Woolly jumpers.  Well he got those early because I spotted a sale and it seemed silly to let the man freeze.  More to the point, he might have just gone out and got them himself, and I'd have felt a twit offering up gift wrapped jumpers when he was wearing one already.

iTunes vouchers.  These are duller than ditchwater in terms of imagination, but are never a bad thing to give a music nut.

Aga oven mitt.  Just one.  They turned out to be vastly expensive.  For those not in the know, an Aga is a heavenly piece of kitchen kit.  We'd craved one for years and when we bought the house here, it had one.  The trick with an Aga is that it needs special oven gloves as the ovens are huge and go back a long way.  You need not gloves, but gauntlets.

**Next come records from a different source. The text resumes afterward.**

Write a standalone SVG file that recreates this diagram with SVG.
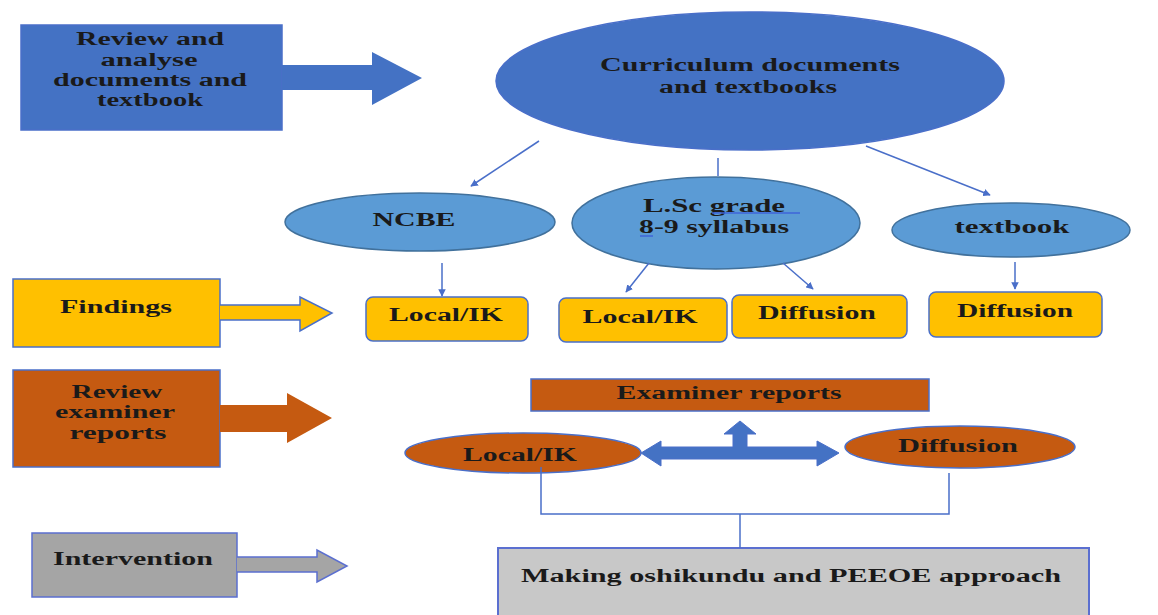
<svg xmlns="http://www.w3.org/2000/svg" width="1158" height="615" viewBox="0 0 1158 615">
<defs>
<marker id="ah" viewBox="0 0 10 10" refX="9" refY="5" markerWidth="5" markerHeight="5" orient="auto" markerUnits="strokeWidth">
<path d="M0,0 L10,5 L0,10 z" fill="#4A6FC9"/>
</marker>
<style>
.t{font-family:"Liberation Serif","Times New Roman",serif;font-weight:bold;font-size:18px;fill:#1a1a1a;text-anchor:middle}
.blue{fill:#4472C4;stroke:#4A6FC9;stroke-width:1.5}
.lblue{fill:#5B9BD5;stroke:#41719C;stroke-width:1.5}
.yel{fill:#FFC000;stroke:#4A6FC9;stroke-width:1.5}
.org{fill:#C55A11;stroke:#4A6FC9;stroke-width:1.5}
.gry{fill:#A5A5A5;stroke:#5B6FD0;stroke-width:1.5}
.lgry{fill:#C8C8C8;stroke:#5B6FD0;stroke-width:2}
.conn{fill:none;stroke:#4A6FC9;stroke-width:1.5}
.bigarr{fill:#4472C4;stroke:#4A6FC9;stroke-width:1}
</style>
</defs>
<rect width="1158" height="615" fill="#ffffff"/>

<g id="review-docs">
<rect x="21" y="25" width="261" height="105" class="blue"/>
<path d="M282,65 L372,65 L372,52 L422,78 L372,105 L372,90 L282,90 z" fill="#4472C4"/>
<text class="t" x="150" y="45" textLength="148" lengthAdjust="spacingAndGlyphs">Review and</text>
<text class="t" x="149" y="66" textLength="97" lengthAdjust="spacingAndGlyphs">analyse</text>
<text class="t" x="150" y="86" textLength="194" lengthAdjust="spacingAndGlyphs">documents and</text>
<text class="t" x="150" y="106" textLength="106" lengthAdjust="spacingAndGlyphs">textbook</text>
</g>

<g id="curriculum">
<ellipse cx="750" cy="81" rx="254" ry="69" class="blue"/>
<text class="t" x="750" y="71" textLength="300" lengthAdjust="spacingAndGlyphs">Curriculum documents</text>
<text class="t" x="748" y="93" textLength="178" lengthAdjust="spacingAndGlyphs">and textbooks</text>
</g>

<g id="ncbe">
<ellipse cx="420" cy="222" rx="135" ry="29" class="lblue"/>
<text class="t" x="414" y="226" textLength="83" lengthAdjust="spacingAndGlyphs">NCBE</text>
</g>

<g id="lsc">
<ellipse cx="716" cy="223" rx="144" ry="46" class="lblue"/>
<text class="t" x="714" y="212" textLength="142" lengthAdjust="spacingAndGlyphs">L.Sc grade</text>
<text class="t" x="714" y="233" textLength="150" lengthAdjust="spacingAndGlyphs">8-9 syllabus</text>
<line x1="712" y1="213" x2="800" y2="213" stroke="#3E64D8" stroke-width="1.5"/>
<line x1="640" y1="236" x2="653" y2="236" stroke="#3E64D8" stroke-width="1.5"/>
</g>

<g id="textbook">
<ellipse cx="1011" cy="230" rx="119" ry="27" class="lblue"/>
<text class="t" x="1012" y="233" textLength="115" lengthAdjust="spacingAndGlyphs">textbook</text>
</g>

<g id="findings">
<rect x="13" y="279" width="207" height="68" class="yel"/>
<path d="M220,305 L300,305 L300,297 L332,313 L300,331 L300,320 L220,320" fill="#FFC000" stroke="#4A6FC9" stroke-width="1.5"/>
<text class="t" x="116" y="313" textLength="112" lengthAdjust="spacingAndGlyphs">Findings</text>
</g>

<g id="local-ik-1">
<rect x="366" y="297" width="162" height="44" rx="7" class="yel"/>
<text class="t" x="446" y="321" textLength="114" lengthAdjust="spacingAndGlyphs">Local/IK</text>
</g>

<g id="local-ik-2">
<rect x="559" y="298" width="168" height="44" rx="7" class="yel"/>
<text class="t" x="640" y="323" textLength="115" lengthAdjust="spacingAndGlyphs">Local/IK</text>
</g>

<g id="diffusion-1">
<rect x="732" y="295" width="175" height="43" rx="7" class="yel"/>
<text class="t" x="817" y="319" textLength="118" lengthAdjust="spacingAndGlyphs">Diffusion</text>
</g>

<g id="diffusion-2">
<rect x="929" y="292" width="173" height="45" rx="7" class="yel"/>
<text class="t" x="1015" y="317" textLength="116" lengthAdjust="spacingAndGlyphs">Diffusion</text>
</g>

<g id="review-examiner">
<rect x="13" y="370" width="207" height="97" class="org"/>
<path d="M220,405 L287,405 L287,393 L332,418 L287,443 L287,432 L220,432 z" fill="#C55A11"/>
<text class="t" x="117" y="398" textLength="91" lengthAdjust="spacingAndGlyphs">Review</text>
<text class="t" x="115" y="418" textLength="120" lengthAdjust="spacingAndGlyphs">examiner</text>
<text class="t" x="118" y="439" textLength="97" lengthAdjust="spacingAndGlyphs">reports</text>
</g>

<g id="examiner-reports">
<rect x="531" y="379" width="398" height="32" class="org"/>
<text class="t" x="729" y="399" textLength="225" lengthAdjust="spacingAndGlyphs">Examiner reports</text>
</g>

<g id="local-ik-3">
<ellipse cx="523" cy="453" rx="118" ry="20" class="org"/>
<text class="t" x="520" y="461" textLength="114" lengthAdjust="spacingAndGlyphs">Local/IK</text>
</g>

<g id="diffusion-3">
<ellipse cx="960" cy="447" rx="115" ry="21" class="org"/>
<text class="t" x="958" y="452" textLength="120" lengthAdjust="spacingAndGlyphs">Diffusion</text>
</g>

<g id="intervention">
<rect x="32" y="533" width="205" height="64" class="gry"/>
<path d="M237,557 L317,557 L317,550 L347,566 L317,582 L317,572 L237,572" fill="#A5A5A5" stroke="#5B6FD0" stroke-width="1.5"/>
<text class="t" x="133" y="565" textLength="160" lengthAdjust="spacingAndGlyphs">Intervention</text>
</g>

<g id="making-oshikundu">
<rect x="498" y="548" width="591" height="75" class="lgry"/>
<text class="t" x="791" y="582" textLength="540" lengthAdjust="spacingAndGlyphs">Making oshikundu and PEEOE approach</text>
</g>

<g id="connectors">
<line x1="539" y1="141" x2="471" y2="186" class="conn" marker-end="url(#ah)"/>
<line x1="718" y1="158" x2="718" y2="176" class="conn"/>
<line x1="866" y1="146" x2="990" y2="195" class="conn" marker-end="url(#ah)"/>
<line x1="442" y1="263" x2="442" y2="296" class="conn" marker-end="url(#ah)"/>
<line x1="649" y1="263" x2="626" y2="292" class="conn" marker-end="url(#ah)"/>
<line x1="783" y1="263" x2="813" y2="289" class="conn" marker-end="url(#ah)"/>
<line x1="1015" y1="262" x2="1015" y2="289" class="conn" marker-end="url(#ah)"/>
<path d="M641,453 L661,441 L661,447 L733,447 L733,434 L724,434 L740,421 L756,434 L747,434 L747,447 L817,447 L817,441 L839,453 L817,466 L817,459 L661,459 L661,466 z" class="bigarr"/>
<path d="M541,467 L541,514 L949,514 L949,473" class="conn"/>
<line x1="740" y1="514" x2="740" y2="548" class="conn"/>
</g>
</svg>
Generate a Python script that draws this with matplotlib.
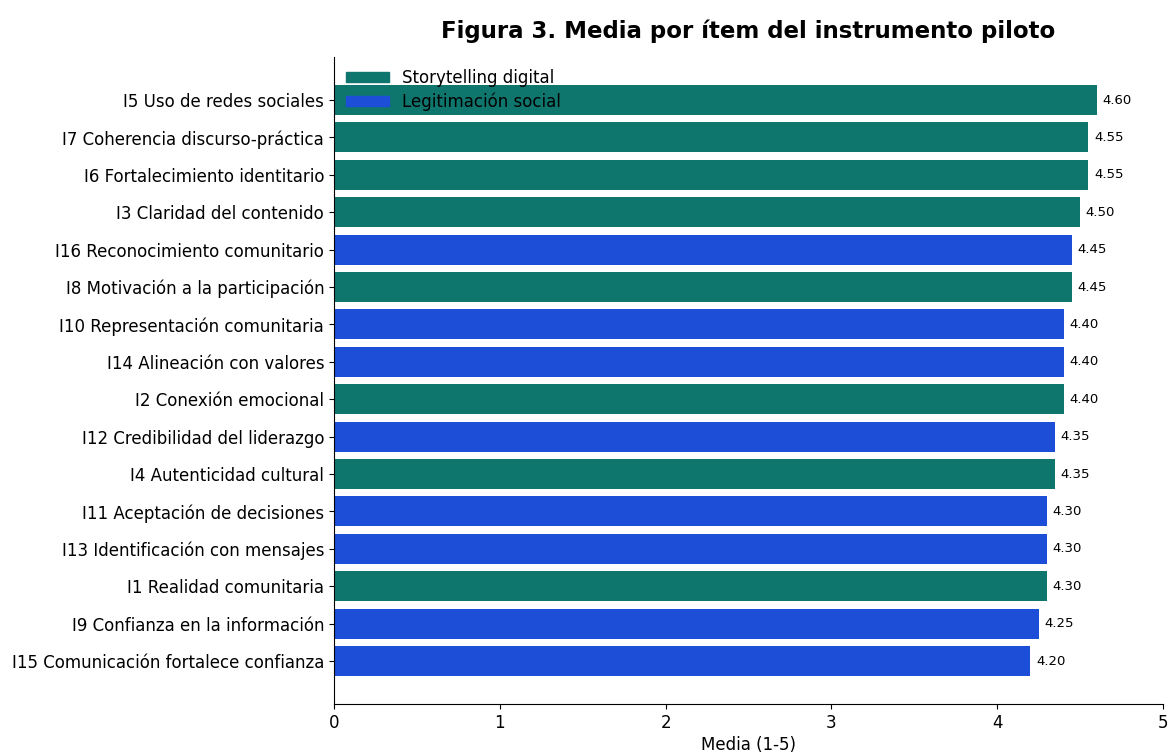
import matplotlib
matplotlib.use('Agg')
import matplotlib.pyplot as plt
from matplotlib.patches import Patch

# items from top to bottom as in the figure
items = ["I5 Uso de redes sociales", "I7 Coherencia discurso-práctica",
         "I6 Fortalecimiento identitario", "I3 Claridad del contenido",
         "I16 Reconocimiento comunitario", "I8 Motivación a la participación",
         "I10 Representación comunitaria", "I14 Alineación con valores",
         "I2 Conexión emocional", "I12 Credibilidad del liderazgo",
         "I4 Autenticidad cultural", "I11 Aceptación de decisiones",
         "I13 Identificación con mensajes", "I1 Realidad comunitaria",
         "I9 Confianza en la información", "I15 Comunicación fortalece confianza"]
means = [4.60, 4.55, 4.55, 4.50, 4.45, 4.45, 4.40, 4.40, 4.40, 4.35, 4.35,
         4.30, 4.30, 4.30, 4.25, 4.20]
dimension = ["S", "S", "S", "S", "L", "S", "L", "L", "S", "L", "S",
             "L", "L", "S", "L", "L"]

colors = {"S": "#0f766e", "L": "#1d4ed8"}
names = {"S": "Storytelling digital", "L": "Legitimación social"}

fig = plt.figure(figsize=(11.71, 7.55), dpi=100)
ax = fig.add_axes([0.2852, 0.0675, 0.708, 0.857])

# draw bottom-up so the first item ends on top
ypos = list(range(len(items)))[::-1]
bar_colors = [colors[d] for d in dimension]
bars = ax.barh(ypos, means, height=0.8, color=bar_colors)

for y, v in zip(ypos, means):
    ax.annotate(f"{v:.2f}", (v, y), xytext=(4, 0), textcoords="offset points",
                va="center", ha="left", fontsize=9.5)

ax.set_yticks(ypos)
ax.set_yticklabels(items, fontsize=12)
ax.set_xlim(0, 5)
ax.set_ylim(-1.15, len(items) - 1 + 1.15)
ax.tick_params(axis='x', labelsize=12)
ax.set_xlabel("Media (1-5)", fontsize=12, labelpad=3)
ax.spines['top'].set_visible(False)
ax.spines['right'].set_visible(False)

handles = [Patch(color=colors["S"], label=names["S"]),
           Patch(color=colors["L"], label=names["L"])]
ax.legend(handles=handles, loc="upper left", frameon=False, fontsize=12,
          handlelength=2.6, handleheight=0.55, labelspacing=0.35,
          borderaxespad=0.3)

fig.text(0.6392, 0.958, "Figura 3. Media por ítem del instrumento piloto",
         ha="center", va="center", fontsize=16.5, fontweight="bold")

plt.savefig("out.png", dpi=100)
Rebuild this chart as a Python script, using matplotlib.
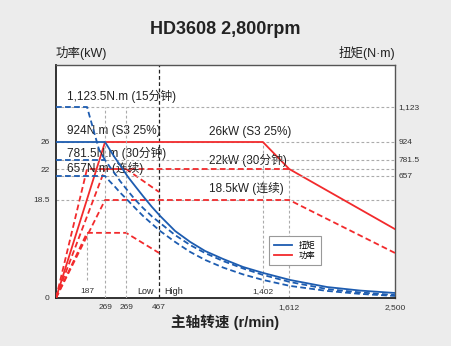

Witness the aweome power of the +3 Aga Oven Gauntlet.  Protection from fire and careless application of fingers to cake tins.  +2 to saving throws from random application of pan handles to flesh.

Ipad keyboard.  This is the bit I'm really proud of.  I asked around some technologically minded male friends and they all came up with "get a keyboard for that ipad".  So I did.  And it works.   And Mr Rev is a happy penguin today.

Not a book in sight.  That's almost unheard of.

And now to make the toffee apple spice cake in vast quantities.

The gamers are coming around this evening and we'll eat a lot, chat a lot and roll more than a few dice.  It should be a good day.

Friday, 7 October 2011

Cake

I have a couple of cakes to make in the next few days.  Mr Rev's birthday cake and a cake for a dear friend who weds his partner next week in Edinburgh Castle.

The end of September sees the start of the birthday season in our primary social circle, with everyone born at one end of the year.  Our gaming group are a cheerfully social bunch, so in the past we've done a lot of celebrating with themed cakes.  My usual partner in crime for these events is hors de combat due to the recent arrival of her son, and the gaming as a whole has dropped off a little, but we continue to go to some trouble to celebrate birthdays.  Go us.

Not the right wedding cake.  This was a white chocolate monster made last year for two of the gaming group who got married to each other.  Or rather, the first of the two pairs of gaming group members who married each other.  Shutting up now.  The caption is practically longer than the post.


Sunday is Mr Rev's mumblety-mumblety birthday.  I'm being cautious about this not because he's paranoid about his age, but because I can't remember how old he is.  For that matter I mostly can't remember how old I am either without serious thought.  Anyway, the gamers are coming around on Sunday evening and we'll let him try to kill us as a treat.

The cakes in question will both be fun to make.  Mr Rev wants a toffee apple spice cake and the wedding thing is going to be the darkest of dark chocolate sloshed through with homemade plum brandy.  I need, therefore, to do some shopping.

Coxes apples - the sort that disintegrate gently on cooking
Bag of Werhter's toffees
85% dark chocolate
Edible gold leaf or similar


This is a good list.  Every item is absolutely needful and all of them look indulgent.  Well, maybe not the apples.